• _Information supplied_
----
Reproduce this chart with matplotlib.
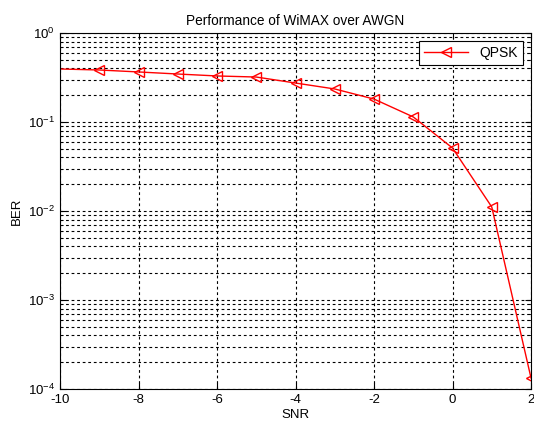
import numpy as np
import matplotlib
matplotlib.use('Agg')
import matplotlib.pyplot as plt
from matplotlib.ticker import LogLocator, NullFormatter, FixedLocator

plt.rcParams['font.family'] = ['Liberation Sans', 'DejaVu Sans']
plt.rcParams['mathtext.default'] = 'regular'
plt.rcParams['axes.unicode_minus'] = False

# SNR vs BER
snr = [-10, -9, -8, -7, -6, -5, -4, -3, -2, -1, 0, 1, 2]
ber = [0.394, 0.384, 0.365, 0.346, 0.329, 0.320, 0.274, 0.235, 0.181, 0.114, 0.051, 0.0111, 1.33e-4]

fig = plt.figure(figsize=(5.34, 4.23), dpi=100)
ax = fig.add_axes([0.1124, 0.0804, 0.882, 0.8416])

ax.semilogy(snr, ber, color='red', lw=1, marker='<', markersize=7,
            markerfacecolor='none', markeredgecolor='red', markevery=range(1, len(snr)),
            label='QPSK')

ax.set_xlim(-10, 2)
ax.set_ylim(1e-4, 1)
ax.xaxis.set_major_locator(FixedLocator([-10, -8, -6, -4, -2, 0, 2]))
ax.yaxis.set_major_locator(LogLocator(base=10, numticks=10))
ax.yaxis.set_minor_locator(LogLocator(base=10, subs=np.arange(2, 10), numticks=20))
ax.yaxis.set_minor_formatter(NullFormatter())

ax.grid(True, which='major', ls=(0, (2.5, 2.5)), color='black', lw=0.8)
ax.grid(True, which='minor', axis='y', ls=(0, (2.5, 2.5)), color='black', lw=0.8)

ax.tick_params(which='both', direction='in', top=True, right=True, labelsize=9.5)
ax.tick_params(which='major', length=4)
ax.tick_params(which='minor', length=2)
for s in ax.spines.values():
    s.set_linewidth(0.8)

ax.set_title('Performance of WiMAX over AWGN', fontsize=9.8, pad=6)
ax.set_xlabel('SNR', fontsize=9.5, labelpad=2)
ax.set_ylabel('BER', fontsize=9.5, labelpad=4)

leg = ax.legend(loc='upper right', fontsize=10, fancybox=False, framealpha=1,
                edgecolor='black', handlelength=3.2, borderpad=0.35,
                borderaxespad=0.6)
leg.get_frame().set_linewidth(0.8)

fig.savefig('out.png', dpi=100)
----
• _What is required_
The data above should be repeated exactly, minus any pictures.

• _Solution_
Reproduce this chart with matplotlib.
import numpy as np
import matplotlib
matplotlib.use('Agg')
import matplotlib.pyplot as plt
from matplotlib.ticker import LogLocator, NullFormatter, FixedLocator

plt.rcParams['font.family'] = ['Liberation Sans', 'DejaVu Sans']
plt.rcParams['mathtext.default'] = 'regular'
plt.rcParams['axes.unicode_minus'] = False

# SNR vs BER
snr = [-10, -9, -8, -7, -6, -5, -4, -3, -2, -1, 0, 1, 2]
ber = [0.394, 0.384, 0.365, 0.346, 0.329, 0.320, 0.274, 0.235, 0.181, 0.114, 0.051, 0.0111, 1.33e-4]

fig = plt.figure(figsize=(5.34, 4.23), dpi=100)
ax = fig.add_axes([0.1124, 0.0804, 0.882, 0.8416])

ax.semilogy(snr, ber, color='red', lw=1, marker='<', markersize=7,
            markerfacecolor='none', markeredgecolor='red', markevery=range(1, len(snr)),
            label='QPSK')

ax.set_xlim(-10, 2)
ax.set_ylim(1e-4, 1)
ax.xaxis.set_major_locator(FixedLocator([-10, -8, -6, -4, -2, 0, 2]))
ax.yaxis.set_major_locator(LogLocator(base=10, numticks=10))
ax.yaxis.set_minor_locator(LogLocator(base=10, subs=np.arange(2, 10), numticks=20))
ax.yaxis.set_minor_formatter(NullFormatter())

ax.grid(True, which='major', ls=(0, (2.5, 2.5)), color='black', lw=0.8)
ax.grid(True, which='minor', axis='y', ls=(0, (2.5, 2.5)), color='black', lw=0.8)

ax.tick_params(which='both', direction='in', top=True, right=True, labelsize=9.5)
ax.tick_params(which='major', length=4)
ax.tick_params(which='minor', length=2)
for s in ax.spines.values():
    s.set_linewidth(0.8)

ax.set_title('Performance of WiMAX over AWGN', fontsize=9.8, pad=6)
ax.set_xlabel('SNR', fontsize=9.5, labelpad=2)
ax.set_ylabel('BER', fontsize=9.5, labelpad=4)

leg = ax.legend(loc='upper right', fontsize=10, fancybox=False, framealpha=1,
                edgecolor='black', handlelength=3.2, borderpad=0.35,
                borderaxespad=0.6)
leg.get_frame().set_linewidth(0.8)

fig.savefig('out.png', dpi=100)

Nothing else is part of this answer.